Security Academia: Stop Using Worthless Data

I have a new litmus test that I use to help me vet the many intrusion detection related academic papers that come across my desk. I call it the "relevant data test." If your approach does not study relevant data, I will not read it. You may indeed have found a new way to leverage Hidden Markov Models in some neat heuristic, layered approach. I do not care. Novel or precise as your approach may be, the applicability of it is predicated upon the relevancy of your data. You may as well have found a new way to model the spotting of a banana as it ripens, if your data has nothing to do with intrusions in 2010.

It's time to wake up, folks. A 10-year-old data set for intrusion detection is utterly worthless, as your conclusions will be if you use it. I will never again read further than "benchmark KDD '99 intrusion data set." There is no faster way to communicate to an informed audience that you just don't understand intrusions than by analyzing data that is this old. Such attacks are generations behind those that modern network defenders face today. Understand this: you are solving the problems exemplified by your data set. If your data is 11 years old, so is your problem, and your solution is only as effective as that problem is relevant. Few, if any, attacks from 1999 are relevant today.

Make no mistake about it, I understand the researcher's lament! There is no modern pre-classified data set like those relics of careers gone by. Finding a good corpus is excruciatingly difficult. But in legitimate, scientific, empirical studies, this is absolutely no excuse for using irrelevant data. In fact, without first establishing the relevancy of ANY data set, even those used in the past, one's findings fall apart.

To pick but one example, in the last two issues of IEEE Transactions on Dependable and Secure Computing, two of the three IDS-related articles based their findings on data sets that are 7 or more years old. This is emblematic of why so much research is ignored by industry, and that which isn't often falls flat in practice. If I were an editor of that periodical, which I have been reading for quite some time, I would have rejected nearly every intrusion detection paper submitted in the last 3 years outright on this basis alone.

The data commonly considered the "gold standard" by academics has not been relevant for at least half a decade.
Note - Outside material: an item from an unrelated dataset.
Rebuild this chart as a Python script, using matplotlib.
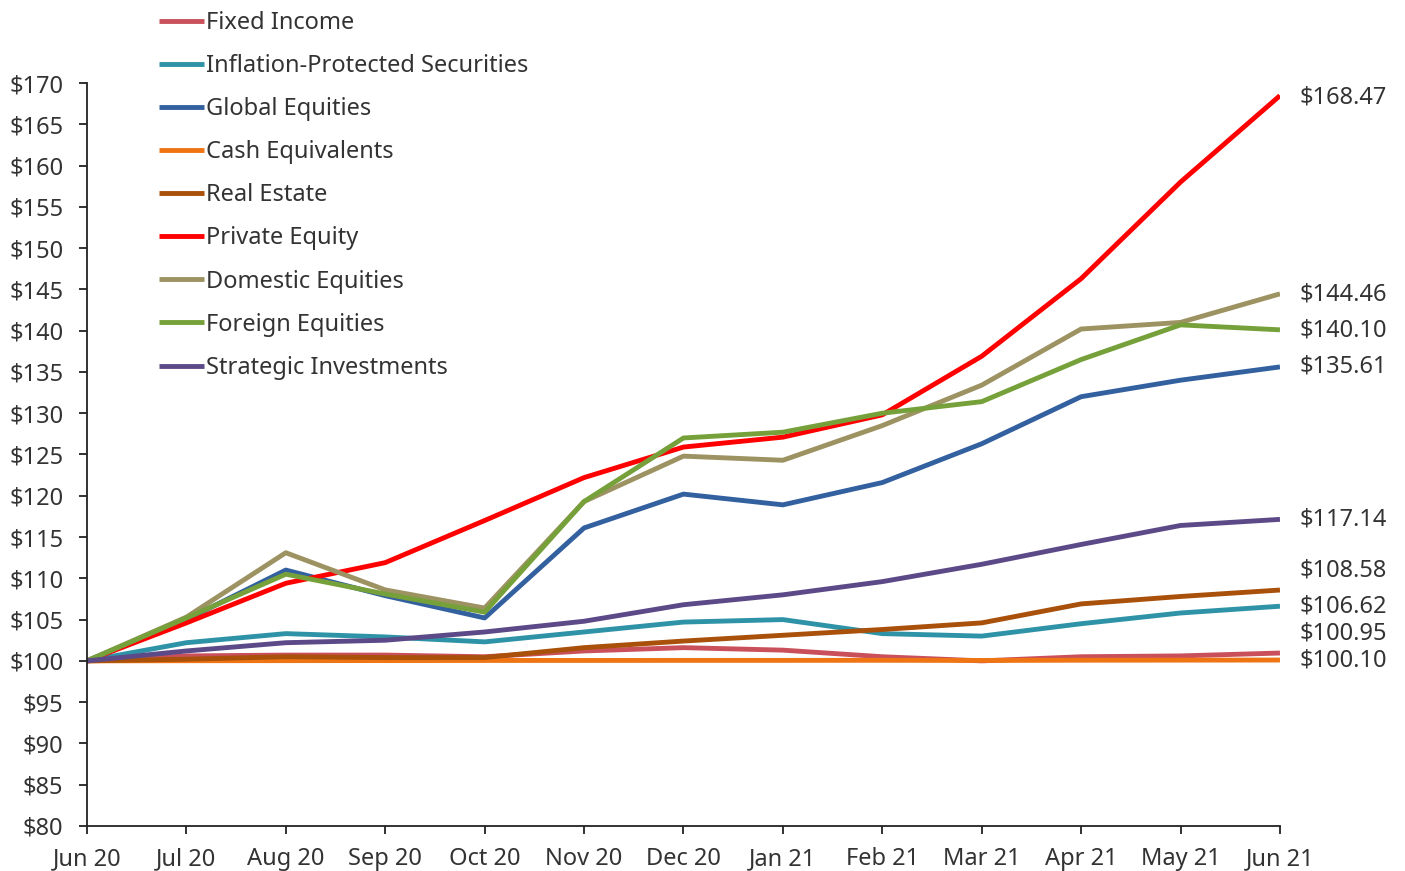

Research done in that period whose findings relied on 2001 and prior data is not in any way conclusive, in my professional opinion.


Jason Trost said...

Totally agree... Do you have any practical advice for research who want to acquire realistic data sets for their IDS prototypes?

Michael Cloppert said...

Thanks for the question, I should have covered this in my post.

If you're having trouble collecting a good corpus of data through analysis of your university's perimeter, or are looking to detect attacks typically directed at victims other than in an academic setting, find a partner in industry. Many large companies are desperate to find new methods for detecting sophisticated attacks and will be willing to work with you to get access to data under an NDA or in an obfuscated manner. Your university or professor(s) should have contacts to help grease the skids here.

rma said...

Yet another paper published in 2011 using 1999 DARPA data. Sigh.

Perhaps reviewers, not just the authors, are also at fault.